The movement opens solemnly, in the manner of a hymn, with overlapping entries in strict imitation. The antiquarian religious feel of this opening is enhanced by its being written in one of the old church modes. (The lydian mode is simply the F major scale with B natural instead of B flat.) This is followed by a section entitled Neue Kraft fühlend (Feeling new strength) and what a change in mood this is! Leaping octaves and sprightly trills sonically attest to the composer’s bright new outlook on life until thoughts of his indebtedness to the Almighty return. Each subsequent appearance of these alternating sections is a more florid variation of the previous until the movement ends in the celestial regions of each instrument’s highest register.

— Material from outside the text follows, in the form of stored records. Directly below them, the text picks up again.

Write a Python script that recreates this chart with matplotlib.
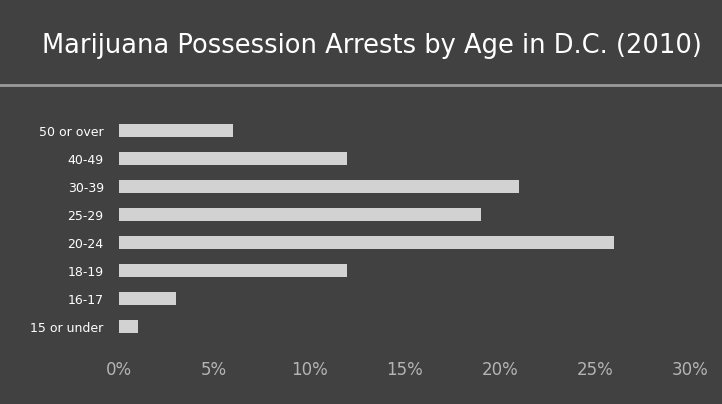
import numpy as np
import matplotlib
matplotlib.use("Agg")
import matplotlib.pyplot as plt
from matplotlib.lines import Line2D

# age groups, bottom to top as drawn
ages = ["15 or under", "16-17", "18-19", "20-24", "25-29", "30-39", "40-49", "50 or over"]
share = [1, 3, 12, 26, 19, 21, 12, 6]  # percent of arrests
ticks = [0, 5, 10, 15, 20, 25, 30]

bg = "#414141"
bar_color = "#d2d2d2"

fig = plt.figure(figsize=(7.22, 4.04), dpi=100, facecolor=bg)
ax = fig.add_axes([0.1648, 0.157, 0.791, 0.5545], facecolor=bg)

y = np.arange(len(ages))
ax.barh(y, share, height=0.46, color=bar_color, edgecolor="none")

ax.set_xlim(0, 30)
ax.set_ylim(-0.5, len(ages) - 0.5)
ax.set_yticks(y)
ax.set_yticklabels(ages, color="white", fontsize=9)
ax.set_xticks(ticks)
ax.set_xticklabels(["{}%".format(t) for t in ticks], color="#b4b4b4", fontsize=12)
ax.tick_params(axis="y", length=0, pad=11)
ax.tick_params(axis="x", length=0, pad=15)
for s in ax.spines.values():
    s.set_visible(False)

fig.text(0.515, 0.886, "Marijuana Possession Arrests by Age in D.C. (2010)",
         ha="center", va="center", color="white", fontsize=18.5)

# separator under the title
fig.add_artist(Line2D([0, 1], [1 - 85 / 404, 1 - 85 / 404], transform=fig.transFigure,
                      color="#9a9a9a", linewidth=2))

fig.savefig("out.png", dpi=100, facecolor=bg)
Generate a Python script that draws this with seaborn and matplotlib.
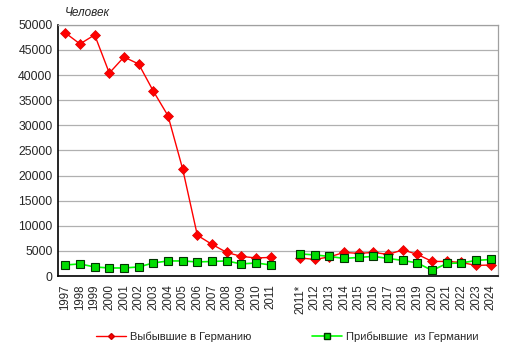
import numpy as np
import pandas as pd
import seaborn as sns
import matplotlib.pyplot as plt
from matplotlib.lines import Line2D

#%% data
years_a = ['1997', '1998', '1999', '2000', '2001', '2002', '2003', '2004',
           '2005', '2006', '2007', '2008', '2009', '2010', '2011']
years_b = ['2011*', '2012', '2013', '2014', '2015', '2016', '2017', '2018',
           '2019', '2020', '2021', '2022', '2023', '2024']

left_a = [48400, 46200, 48000, 40400, 43600, 42200, 36800, 31900,
          21300, 8100, 6300, 4700, 3900, 3600, 3700]
left_b = [3600, 3300, 3800, 4700, 4500, 4700, 4300, 5200,
          4300, 2900, 2900, 2700, 2100, 2200]

arrived_a = [2200, 2400, 1800, 1600, 1600, 1800, 2600, 3000,
             3000, 2800, 2900, 3000, 2400, 2600, 2200]
arrived_b = [4400, 4200, 3900, 3500, 3700, 3900, 3500, 3100,
             2600, 1100, 2500, 2600, 3100, 3300]

labels = years_a + [''] + years_b
pos_a = np.arange(len(years_a))
pos_b = np.arange(len(years_b)) + len(years_a) + 1

#%% plot
sns.set_style('white')
plt.rcParams['font.family'] = ['Liberation Sans', 'DejaVu Sans']

fig = plt.figure(figsize=(5.13, 3.55), dpi=100)
ax = fig.add_axes([0.113, 0.2225, 0.858, 0.7075])

red = '#ff0000'
green = '#00ff00'

for pos, vals in [(pos_a, left_a), (pos_b, left_b)]:
    sns.lineplot(x=pos, y=vals, ax=ax, color=red, lw=1, marker='D',
                 markersize=5.3, markerfacecolor=red, markeredgecolor='#dd0000',
                 markeredgewidth=0.5, zorder=3)
for pos, vals in [(pos_a, arrived_a), (pos_b, arrived_b)]:
    sns.lineplot(x=pos, y=vals, ax=ax, color=green, lw=1.2, marker='s',
                 markersize=5.2, markerfacecolor='#00dd00', markeredgecolor='#003300',
                 markeredgewidth=0.8, zorder=4)

ax.set_xlim(-0.5, len(labels) - 0.5)
ax.set_ylim(0, 50000)
ax.set_yticks(range(0, 50001, 5000))
ax.set_xticks(np.arange(len(labels)))
ax.set_xticklabels(labels, rotation=90, fontsize=8.3)
ax.tick_params(axis='y', labelsize=8.8, length=0, pad=4)
ax.tick_params(axis='x', length=0, pad=6)
ax.yaxis.grid(True, color='#b0b0b0', lw=0.9)
ax.set_axisbelow(True)

for s in ['left', 'bottom']:
    ax.spines[s].set_color('black')
    ax.spines[s].set_linewidth(1.2)
for s in ['top', 'right']:
    ax.spines[s].set_color('#a0a0a0')
    ax.spines[s].set_linewidth(0.9)

fig.text(0.127, 0.962, 'Человек', fontsize=8.5, style='italic', va='center')

handles = [
    Line2D([], [], color=red, lw=1, marker='D', markersize=3,
           markerfacecolor=red, markeredgecolor='#cc0000'),
    Line2D([], [], color=green, lw=1.2, marker='s', markersize=4,
           markerfacecolor='#00dd00', markeredgecolor='#003300'),
]
fig.legend(handles, ['Выбывшие в Германию', 'Прибывшие  из Германии'],
           loc='center', bbox_to_anchor=(0.56, 0.052), ncol=2, frameon=False,
           fontsize=8, handlelength=2.7, handletextpad=0.3, columnspacing=5.5)

fig.savefig('out.png', dpi=100)
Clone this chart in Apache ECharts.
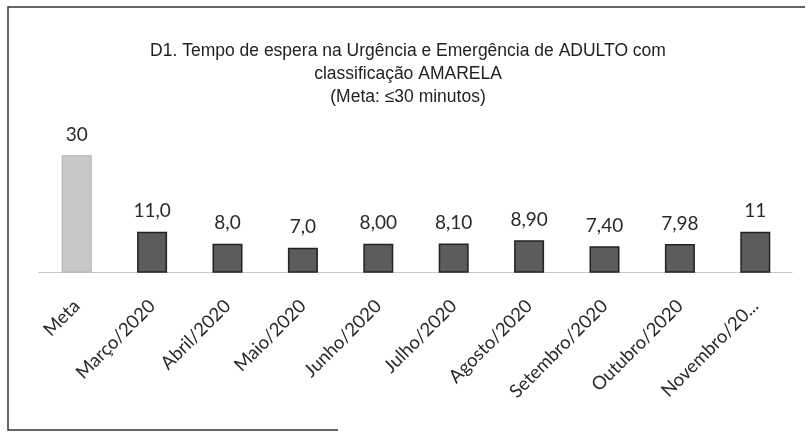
<!DOCTYPE html>
<html>
<head>
<meta charset="utf-8">
<script src="https://cdn.jsdelivr.net/npm/echarts@6/dist/echarts.min.js"></script>
<style>
  html, body { margin: 0; padding: 0; background: #fff; }
  #chart { width: 810px; height: 441px; }
</style>
</head>
<body>
<div id="chart"></div>
<script>
var categories = ["Meta", "Março/2020", "Abril/2020", "Maio/2020", "Junho/2020", "Julho/2020",
  "Agosto/2020", "Setembro/2020", "Outubro/2020", "Novembro/20..."];
var values = [30, 11.0, 8.0, 7.0, 8.00, 8.10, 8.90, 7.40, 7.98, 11];
var valueLabels = ["30", "11,0", "8,0", "7,0", "8,00", "8,10", "8,90", "7,40", "7,98", "11"];

var chart = echarts.init(document.getElementById("chart"));

chart.setOption({
  backgroundColor: "#fff",
  animation: false,
  title: {
    text: "D1. Tempo de espera na Urgência e Emergência de ADULTO com\nclassificação AMARELA\n(Meta: ≤30 minutos)",
    left: 403,
    top: 35,
    textAlign: "center",
    textStyle: {
      fontFamily: "Liberation Sans",
      fontSize: 17.5,
      fontWeight: "normal",
      color: "#222",
      lineHeight: 23
    }
  },
  grid: { left: 39, right: 17, top: 115, bottom: 169 },
  xAxis: {
    type: "category",
    data: categories,
    axisLine: { show: true, lineStyle: { color: "#bbb", type: "dotted", width: 1 } },
    axisTick: { show: false },
    axisLabel: {
      interval: 0,
      rotate: 45,
      margin: 31,
      fontFamily: "Lato",
      fontSize: 18.5,
      color: "#2a2a2a"
    }
  },
  yAxis: {
    type: "value",
    min: 1,
    max: 40,
    show: false,
    splitLine: { show: false }
  },
  series: [{
    type: "bar",
    barWidth: 30,
    data: values.map(function (v, i) {
      return {
        value: v,
        itemStyle: i === 0
          ? { color: "#c8c8c8", borderColor: "#b0b0b0", borderWidth: 1 }
          : { color: "#5c5c5c", borderColor: "#222", borderWidth: 1.5 }
      };
    }),
    label: {
      show: true,
      position: "top",
      distance: 11,
      fontFamily: "Lato",
      fontSize: 19,
      color: "#2a2a2a",
      formatter: function (p) { return valueLabels[p.dataIndex]; }
    }
  }],
  graphic: [{
    type: "polyline",
    shape: { points: [[805, 7], [8, 7], [8, 430], [338, 430]] },
    style: { stroke: "#333", lineWidth: 1.5, fill: null }
  }]
});
</script>
</body>
</html>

The 4th movement brings us back down to earth with a short rollicking little march, even more metrically ambiguous than the previous minuet. But then, as if an opera character had just rushed on stage with dramatic news, the 1st violin erupts into a declamatory recitative (like that in the finale of the Ninth Symphony) over a fretting bed of tremolo strings below.
The theme that emerges out of all this theatrical drama to begin the quartet’s last movement is surprisingly subdued. Wistful but restless, serene but strangely urgent, its gently rippling texture reminds us of Brahms. A rip-roaring development section follows, with plenty of contrapuntal interplay, but then, as in many a Beethoven final movement, minor turns to major, trouble turns to triumph, and the same musical motives that caused all that brow-knitting at the beginning of the movement become, in the end, a cause for joyous celebration.